Should he have been allowed to tell the story at all? That’s not really a question that either “Westhampton” movie has on its mind, but one that its side characters certainly grapple with, turning Thomas’ wounds inside out the moment he undoes the stitches that had been holding them together for decades. Wittrock has never been better, playing a part that is in stride with the actor’s typical roles, while bringing his own mixture of ferocity, regret, and a profound sense of longing for simpler times or perhaps times where his wrongdoings don’t exist. He’s an actor with a brow that has always done him favors in the emotionality department, and his forehead has never worked harder than it does here (That’s a compliment, I swear!!). Weary, Forsyth, and Mitte, the biggest surprise of the three main supporters, each add varying levels of intricacies to Thomas’ already overwrought situation.
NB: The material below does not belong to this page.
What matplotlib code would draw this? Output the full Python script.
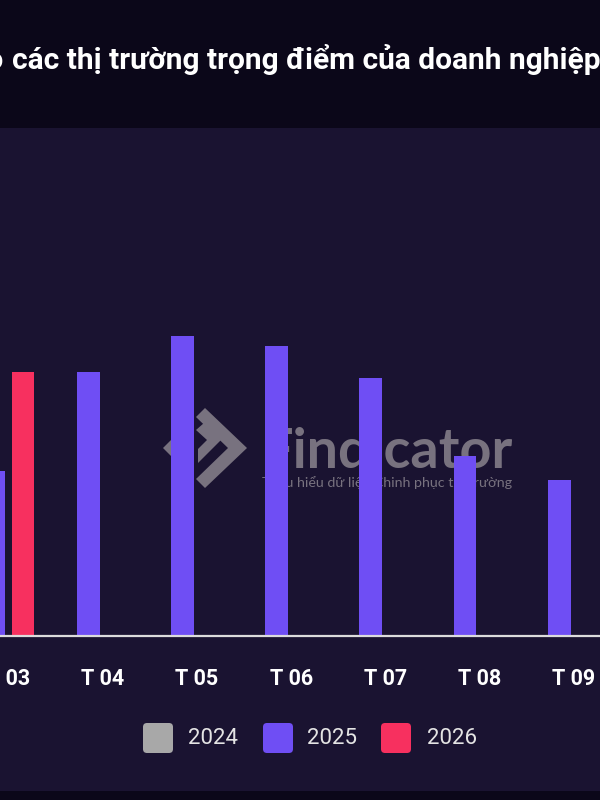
import matplotlib
matplotlib.use('Agg')
import matplotlib.pyplot as plt
import numpy as np
from matplotlib.patches import FancyBboxPatch, Rectangle, Polygon

plt.rcParams['font.family'] = ['Roboto', 'DejaVu Sans']

# du lieu (doc tu hinh)
thang = ['T 03', 'T 04', 'T 05', 'T 06', 'T 07', 'T 08', 'T 09']
nam = ['2024', '2025', '2026']
gt_2024 = [np.nan, np.nan, np.nan, np.nan, np.nan, np.nan, np.nan]
gt_2025 = [82.5, 132, 150, 145, 129, 90, 78]
gt_2026 = [132, np.nan, np.nan, np.nan, np.nan, np.nan, np.nan]
mau = ['#a8a8a8', '#6f4ef4', '#f7305f']

nen_tren = '#0b0719'
nen_giua = '#1a1331'

fig = plt.figure(figsize=(6, 8), dpi=100, facecolor=nen_tren)

# lop nen + watermark (toa do pixel)
bg = fig.add_axes([0, 0, 1, 1], zorder=0)
bg.set_xlim(0, 600)
bg.set_ylim(800, 0)
bg.axis('off')
bg.add_patch(Rectangle((0, 128), 600, 663, color=nen_giua, lw=0))


def fit(t, w):
    # chinh co chu cho vua be rong w pixel
    fig.canvas.draw()
    bb = t.get_window_extent()
    t.set_fontsize(t.get_fontsize() * w / bb.width)


wm = '#78727f'
bg.add_patch(Polygon([(163, 448), (175, 436), (175, 460)], color=wm, lw=0))
bg.add_patch(Polygon([(178, 434), (192, 421), (192, 474), (178, 461)], color=wm, lw=0))
bg.add_patch(Polygon([(196, 417), (205, 408), (247, 448), (205, 488), (196, 479),
                      (228, 448)], color=wm, lw=0))
bg.add_patch(Polygon([(196, 430), (204, 423), (221, 440), (198, 463), (198, 449),
                      (207, 440)], color=wm, lw=0))
t1 = bg.text(262, 468, 'Findicator', fontsize=36, fontweight='bold', color=wm,
             family=['Lato', 'DejaVu Sans'], va='baseline', ha='left')
t2 = bg.text(262, 487, 'Thấu hiểu dữ liệu Chinh phục thị trường', fontsize=9.5,
             color=wm, family=['Lato', 'DejaVu Sans'], va='baseline', ha='left')
fit(t1, 251)
fit(t2, 251)

# tieu de (bi cat hai ben)
tt = bg.text(12, 69, 'các thị trường trọng điểm của doanh nghiệ', fontsize=17,
             fontweight='bold', color='white', va='baseline', ha='left')
fit(tt, 572)
tt.set_text('các thị trường trọng điểm của doanh nghiệp Việt Nam')
bg.text(3, 69, 'Kim ngạch xuất khẩu vào', fontsize=tt.get_fontsize(),
        fontweight='bold', color='white', va='baseline', ha='right')

# bieu do cot
ax = fig.add_axes([0, 1 - 636 / 800, 1, 500 / 800], zorder=1)
ax.patch.set_alpha(0)
x = np.arange(len(thang))
w = 0.244
ax.bar(x - 0.154, gt_2025, width=w, color=mau[1], zorder=2)
ax.bar(x + 0.154, gt_2026, width=w, color=mau[2], zorder=2)
ax.bar(x, gt_2024, width=w, color=mau[0], zorder=2)
ax.set_xlim(-0.0902, 6.279)
ax.set_ylim(0, 250)
ax.set_xticks(x, thang)
ax.set_yticks([])
ax.tick_params(axis='x', length=0, pad=23, labelsize=15.5, labelcolor='white')
for lb in ax.get_xticklabels():
    lb.set_fontweight('bold')
for s in ['top', 'left', 'right']:
    ax.spines[s].set_visible(False)
ax.spines['bottom'].set_color('#dcdcdc')
ax.spines['bottom'].set_linewidth(1.6)

# chu giai
vt_o = [143, 263, 381]
vt_chu = [188, 307, 427]
for i in range(3):
    bg.add_patch(FancyBboxPatch((vt_o[i] + 4, 727), 22, 22,
                                boxstyle='round,pad=4', color=mau[i], lw=0))
    bg.text(vt_chu[i], 739, nam[i], fontsize=16, color='#e4e4e4',
            va='center', ha='left')

fig.savefig('out.png', dpi=100, facecolor=nen_tren)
The thing is, he brought it on himself. As one character points out late in “Westhampton,” Thomas’ trip back to the motherland was more about coaxing his conscience than healing anyone else. “Apologizing now is selfish,” they tell him. “It’s how you feel better.” And while it takes some time for him to acknowledge that judgment day does eventually come, the form it takes is a stunner of a closing shot that serves as its own metatextual moment in a film chock-full of instances where life imitates art. Eventually, the education Thomas receives from showing his film to new audiences allows him to see his own work more clearly; “another shitty ‘Garden State,'” it is not, he comes to understand. It’s cute that Nilsson pokes fun at the very conceit of his own film with that recurring in-joke, but it’s far from fitting for the movie he’s made with “Westhampton,” This one is tender, thoughtful, and film-literate to boot. We don’t see Thomas’ version in full, but he could probably learn a few things should he plop down in a theater and watch a staggering tale from his own life unfold before his eyes.